Stockende Verhandlungen im Handel
In der Herbstlohnrunde 2024 wird der aktuell größte Kollektivvertrag im Handel diskutiert. Es handelt sich dabei großteils um die Arbeit in Lagern und Kühlhäusern. Für die 38,5 Stunden-Woche liegt der Mindestlohn hier mit 2.025 Euro brutto auch nur knapp über jenem der Reinigungskräfte. Und die Verhandlungen stocken. Auch die dritte Gesprächsrunde am 14.11. hat kein Ergebnis für die etwa 430.000 Angestellten und Lehrlinge im Handel gebracht. Die Gewerkschaft der Handelsangestellten fordert ein Plus von 4,3 Prozent, die Wirtschaft bietet derzeit 4,1 Prozent. Neben den Lohnerhöhungen werden auch Freizeitansprüche für langjährige Mitarbeiter:innen verhandelt. Eine vierte Verhandlungsrunde ist für den 21. November angesetzt.
Keine Verhandlungen im Öffentlichen Dienst
Seit August 2024 versuchen die Gewerkschaften GÖD und younion Verhandlungen für die Beschäftigten im öffentlichen Dienst aufzunehmen. Startschuss für die Gespräche von Berufen wie der Justiz, Polizei, Verwaltung, Post und Lehrkräften war erst der 18. November. Arbeitgeber:innen verweigerten bis dahin die Gespräche – insbesondere das Finanzministerium entsandte keine Vertreter:innen. Die GÖD will deshalb gewerkschaftliche Kampfmaßnahmen einleiten. Betriebsrät:innen sollen ab dem 18.11.2024 Infomaterial zur aktuellen Situation verteilen. Für den 26.11. organisiert die GÖD eine Demonstration in Wien.

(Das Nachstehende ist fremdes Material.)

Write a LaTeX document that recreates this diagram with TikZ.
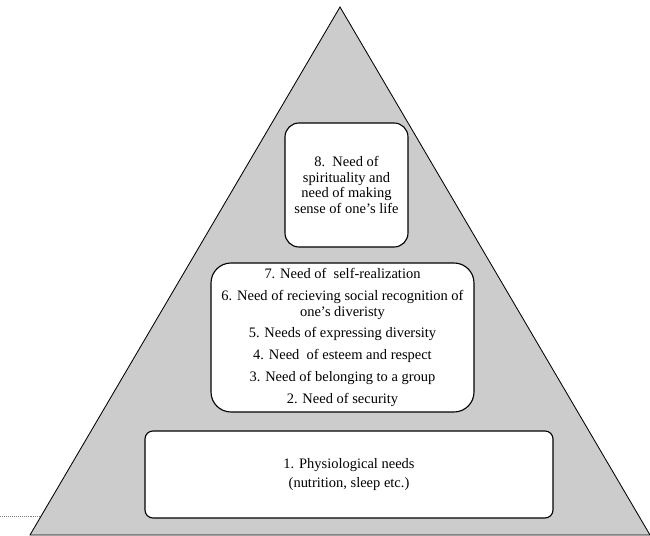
\documentclass[tikz,border=0pt]{standalone}
\usepackage{fontspec}
\setmainfont{Liberation Serif}

\begin{document}
\begin{tikzpicture}[x=0.25mm,y=-0.25mm,font=\fontsize{10.3}{11}\selectfont,
  needbox/.style={draw,line width=0.8pt,fill=white,align=center,inner sep=0pt}]
  \useasboundingbox (0,0) rectangle (650,536);
  \coordinate (apex) at (340,7);
  \coordinate (baseL) at (30,535);
  \coordinate (baseR) at (650,535);
  \draw[gray,densely dotted] (0,516) -- (42,516);
  \filldraw[fill=gray!40,line width=0.6pt] (apex) -- (baseL) -- (baseR) -- cycle;
  \node[needbox,rounded corners=3.5mm,minimum width=30.75mm,minimum height=31mm] (spirit) at (346.5,185)
    {8.\ \ Need of\\spirituality and\\need of making\\sense of one's life};
  \node[needbox,rounded corners=5mm,minimum width=65.75mm,minimum height=37.25mm] (social) at (342.5,337.5)
    {7. Need of\ \ self-realization\\[4.5pt]
     6. Need of recieving social recognition of\\one's diveristy\\[4.5pt]
     5. Needs of expressing diversity\\[4.5pt]
     4. Need\ \ of esteem and respect\\[4.5pt]
     3. Need of belonging to a group\\[4.5pt]
     2. Need of security};
  \node[needbox,rounded corners=2mm,minimum width=102mm,minimum height=21.75mm] (physio) at (349,474.5)
    {1. Physiological needs\\[3.2pt](nutrition, sleep etc.)};
\end{tikzpicture}
\end{document}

Mehr Gehalt und Löhne für LKW-Lenker:innen
Als Branche mit vielen Überstunden, einem Drittel der Beschäftigten im Alter über 55 und Gehältern auf dem Niveau von Reinigungskräften gilt der Fachbereich Straße. Vida fordert höhere Löhne für LKW und Buslenker:innen. Die Mindestlöhne beider Bereiche unterscheiden sich: Mit 2.700 Euro brutto verdienen Buslenker:innen um 700 Euro mehr als Lkw-Fahrer:innen. Hier laufen die Verhandlungen seit 11. November, die Gewerkschaft fordert zumindest eine Abgeltung der Teuerung.